## Exercise requirements
Leave out the pictures, and return only the lines running from the one that contains "Generate a Python script that draws this with seaborn" to the one that contains "import pandas as pd", both included, exactly as they appear.

(Plotting code records)
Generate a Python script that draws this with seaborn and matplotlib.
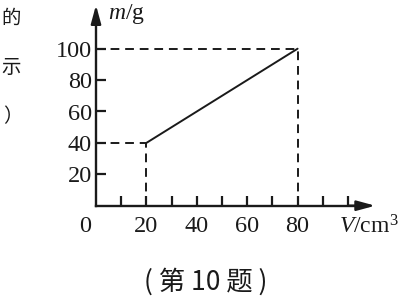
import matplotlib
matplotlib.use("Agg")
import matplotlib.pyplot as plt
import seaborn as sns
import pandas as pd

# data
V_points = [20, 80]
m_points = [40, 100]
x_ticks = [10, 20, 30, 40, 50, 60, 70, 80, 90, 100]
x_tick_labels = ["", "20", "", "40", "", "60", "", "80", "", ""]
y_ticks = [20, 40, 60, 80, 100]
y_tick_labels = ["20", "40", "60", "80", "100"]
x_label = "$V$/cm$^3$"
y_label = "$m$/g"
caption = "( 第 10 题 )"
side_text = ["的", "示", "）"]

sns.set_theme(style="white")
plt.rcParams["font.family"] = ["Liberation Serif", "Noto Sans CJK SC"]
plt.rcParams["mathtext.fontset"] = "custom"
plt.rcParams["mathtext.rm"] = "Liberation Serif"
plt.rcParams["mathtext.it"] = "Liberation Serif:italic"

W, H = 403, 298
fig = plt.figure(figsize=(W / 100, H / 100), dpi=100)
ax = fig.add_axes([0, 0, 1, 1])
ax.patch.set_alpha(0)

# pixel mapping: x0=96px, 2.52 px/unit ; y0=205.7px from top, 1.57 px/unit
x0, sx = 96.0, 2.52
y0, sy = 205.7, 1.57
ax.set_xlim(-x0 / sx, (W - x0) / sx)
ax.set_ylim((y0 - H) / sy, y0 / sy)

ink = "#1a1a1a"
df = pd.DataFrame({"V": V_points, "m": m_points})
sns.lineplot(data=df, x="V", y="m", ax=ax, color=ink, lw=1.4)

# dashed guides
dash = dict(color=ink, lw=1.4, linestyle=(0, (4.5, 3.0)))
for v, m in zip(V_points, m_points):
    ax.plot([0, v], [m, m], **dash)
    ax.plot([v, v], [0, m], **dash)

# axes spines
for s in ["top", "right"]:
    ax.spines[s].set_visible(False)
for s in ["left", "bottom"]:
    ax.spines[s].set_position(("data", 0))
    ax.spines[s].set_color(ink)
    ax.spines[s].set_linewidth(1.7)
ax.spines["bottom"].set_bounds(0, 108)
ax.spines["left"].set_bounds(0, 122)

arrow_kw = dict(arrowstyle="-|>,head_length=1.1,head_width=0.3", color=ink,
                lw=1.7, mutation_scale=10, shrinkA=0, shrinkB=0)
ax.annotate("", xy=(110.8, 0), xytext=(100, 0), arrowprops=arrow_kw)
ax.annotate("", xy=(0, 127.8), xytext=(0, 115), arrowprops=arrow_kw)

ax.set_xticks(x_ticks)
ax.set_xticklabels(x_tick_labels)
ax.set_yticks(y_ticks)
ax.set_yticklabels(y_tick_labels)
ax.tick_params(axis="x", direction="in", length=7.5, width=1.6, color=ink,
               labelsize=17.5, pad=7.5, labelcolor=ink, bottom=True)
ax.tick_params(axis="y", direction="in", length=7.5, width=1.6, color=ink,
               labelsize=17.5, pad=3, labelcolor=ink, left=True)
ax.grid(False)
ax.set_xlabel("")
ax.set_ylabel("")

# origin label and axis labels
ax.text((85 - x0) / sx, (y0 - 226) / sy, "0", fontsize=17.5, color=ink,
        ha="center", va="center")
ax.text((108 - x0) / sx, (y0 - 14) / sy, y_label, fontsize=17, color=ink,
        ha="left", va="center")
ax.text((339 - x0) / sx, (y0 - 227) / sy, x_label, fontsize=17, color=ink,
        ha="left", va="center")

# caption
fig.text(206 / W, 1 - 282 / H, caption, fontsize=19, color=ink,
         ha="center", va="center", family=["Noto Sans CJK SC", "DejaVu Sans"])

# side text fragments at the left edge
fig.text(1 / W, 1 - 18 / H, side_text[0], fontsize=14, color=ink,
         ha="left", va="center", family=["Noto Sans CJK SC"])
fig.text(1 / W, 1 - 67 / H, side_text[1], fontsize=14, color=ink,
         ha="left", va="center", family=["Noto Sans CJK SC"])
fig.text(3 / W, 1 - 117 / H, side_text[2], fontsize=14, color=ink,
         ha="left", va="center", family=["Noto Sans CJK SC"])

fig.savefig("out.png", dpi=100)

--

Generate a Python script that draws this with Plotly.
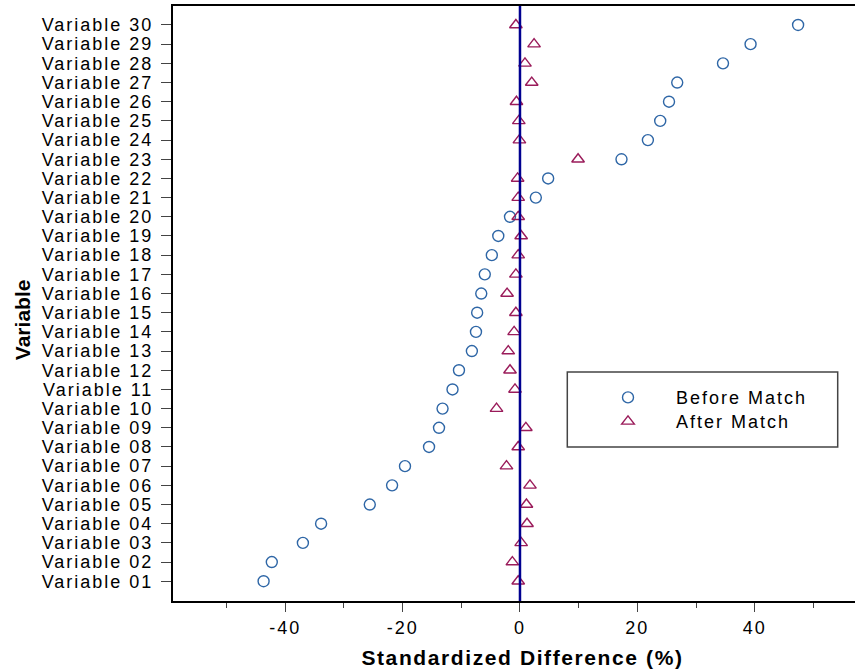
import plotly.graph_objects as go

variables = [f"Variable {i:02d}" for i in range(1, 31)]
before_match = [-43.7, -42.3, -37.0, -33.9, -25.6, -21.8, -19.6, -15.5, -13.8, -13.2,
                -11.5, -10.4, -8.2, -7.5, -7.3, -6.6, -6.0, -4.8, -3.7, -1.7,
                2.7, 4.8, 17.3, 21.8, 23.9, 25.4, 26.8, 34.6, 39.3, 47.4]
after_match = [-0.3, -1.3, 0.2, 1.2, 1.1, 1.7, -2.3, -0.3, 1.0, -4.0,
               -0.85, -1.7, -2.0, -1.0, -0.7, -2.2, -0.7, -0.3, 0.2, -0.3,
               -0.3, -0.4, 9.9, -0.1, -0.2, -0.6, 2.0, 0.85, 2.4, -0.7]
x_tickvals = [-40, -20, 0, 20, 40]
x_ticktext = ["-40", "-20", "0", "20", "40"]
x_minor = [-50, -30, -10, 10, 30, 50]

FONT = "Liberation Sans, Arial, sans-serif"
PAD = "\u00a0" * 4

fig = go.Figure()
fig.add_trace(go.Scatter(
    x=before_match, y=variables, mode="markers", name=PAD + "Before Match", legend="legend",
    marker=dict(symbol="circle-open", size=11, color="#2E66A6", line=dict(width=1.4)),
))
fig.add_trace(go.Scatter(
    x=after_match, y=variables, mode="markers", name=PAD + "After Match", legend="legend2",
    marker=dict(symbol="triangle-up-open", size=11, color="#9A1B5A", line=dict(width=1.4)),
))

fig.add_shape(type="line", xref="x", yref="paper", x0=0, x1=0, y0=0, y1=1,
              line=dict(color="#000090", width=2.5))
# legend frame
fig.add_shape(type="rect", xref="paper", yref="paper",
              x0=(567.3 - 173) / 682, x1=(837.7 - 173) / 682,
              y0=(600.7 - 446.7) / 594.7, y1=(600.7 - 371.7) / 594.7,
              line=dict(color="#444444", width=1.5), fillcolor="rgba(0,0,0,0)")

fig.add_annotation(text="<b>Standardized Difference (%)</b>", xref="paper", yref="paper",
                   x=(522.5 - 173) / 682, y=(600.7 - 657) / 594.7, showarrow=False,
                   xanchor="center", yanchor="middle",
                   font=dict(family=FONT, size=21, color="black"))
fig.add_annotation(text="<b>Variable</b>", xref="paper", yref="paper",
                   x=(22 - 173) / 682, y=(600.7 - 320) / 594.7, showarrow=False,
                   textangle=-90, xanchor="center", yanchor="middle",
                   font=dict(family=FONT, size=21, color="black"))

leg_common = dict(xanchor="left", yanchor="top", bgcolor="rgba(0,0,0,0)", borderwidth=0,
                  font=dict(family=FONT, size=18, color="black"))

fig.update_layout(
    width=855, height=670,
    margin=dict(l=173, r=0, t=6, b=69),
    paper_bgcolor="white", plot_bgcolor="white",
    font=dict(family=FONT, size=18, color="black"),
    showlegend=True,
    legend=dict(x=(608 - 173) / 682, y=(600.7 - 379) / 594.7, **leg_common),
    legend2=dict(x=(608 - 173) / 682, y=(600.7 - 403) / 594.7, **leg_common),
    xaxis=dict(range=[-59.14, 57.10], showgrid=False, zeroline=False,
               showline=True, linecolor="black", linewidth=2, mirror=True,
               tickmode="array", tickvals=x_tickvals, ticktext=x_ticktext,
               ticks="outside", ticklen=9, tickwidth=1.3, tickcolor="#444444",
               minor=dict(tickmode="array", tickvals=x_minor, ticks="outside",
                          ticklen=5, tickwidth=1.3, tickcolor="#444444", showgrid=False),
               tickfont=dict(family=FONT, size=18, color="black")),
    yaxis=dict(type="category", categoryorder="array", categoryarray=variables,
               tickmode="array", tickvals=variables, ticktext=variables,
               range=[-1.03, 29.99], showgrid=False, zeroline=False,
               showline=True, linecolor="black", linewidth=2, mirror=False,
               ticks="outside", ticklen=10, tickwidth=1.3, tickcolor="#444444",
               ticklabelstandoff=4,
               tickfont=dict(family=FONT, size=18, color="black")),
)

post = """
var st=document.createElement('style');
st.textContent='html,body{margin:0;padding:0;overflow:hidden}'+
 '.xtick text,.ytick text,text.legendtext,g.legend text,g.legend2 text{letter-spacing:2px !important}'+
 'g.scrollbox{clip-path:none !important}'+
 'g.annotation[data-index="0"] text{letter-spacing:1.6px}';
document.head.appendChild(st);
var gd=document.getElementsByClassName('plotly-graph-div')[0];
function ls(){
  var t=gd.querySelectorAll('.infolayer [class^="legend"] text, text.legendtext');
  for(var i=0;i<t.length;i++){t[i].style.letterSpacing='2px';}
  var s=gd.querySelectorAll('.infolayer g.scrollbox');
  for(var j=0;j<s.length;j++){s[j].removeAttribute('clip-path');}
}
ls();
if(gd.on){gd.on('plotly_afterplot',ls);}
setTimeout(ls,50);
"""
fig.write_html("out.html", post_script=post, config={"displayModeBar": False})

## Solution to this problem
Generate a Python script that draws this with seaborn and matplotlib.
import matplotlib
matplotlib.use("Agg")
import matplotlib.pyplot as plt
import seaborn as sns
import pandas as pd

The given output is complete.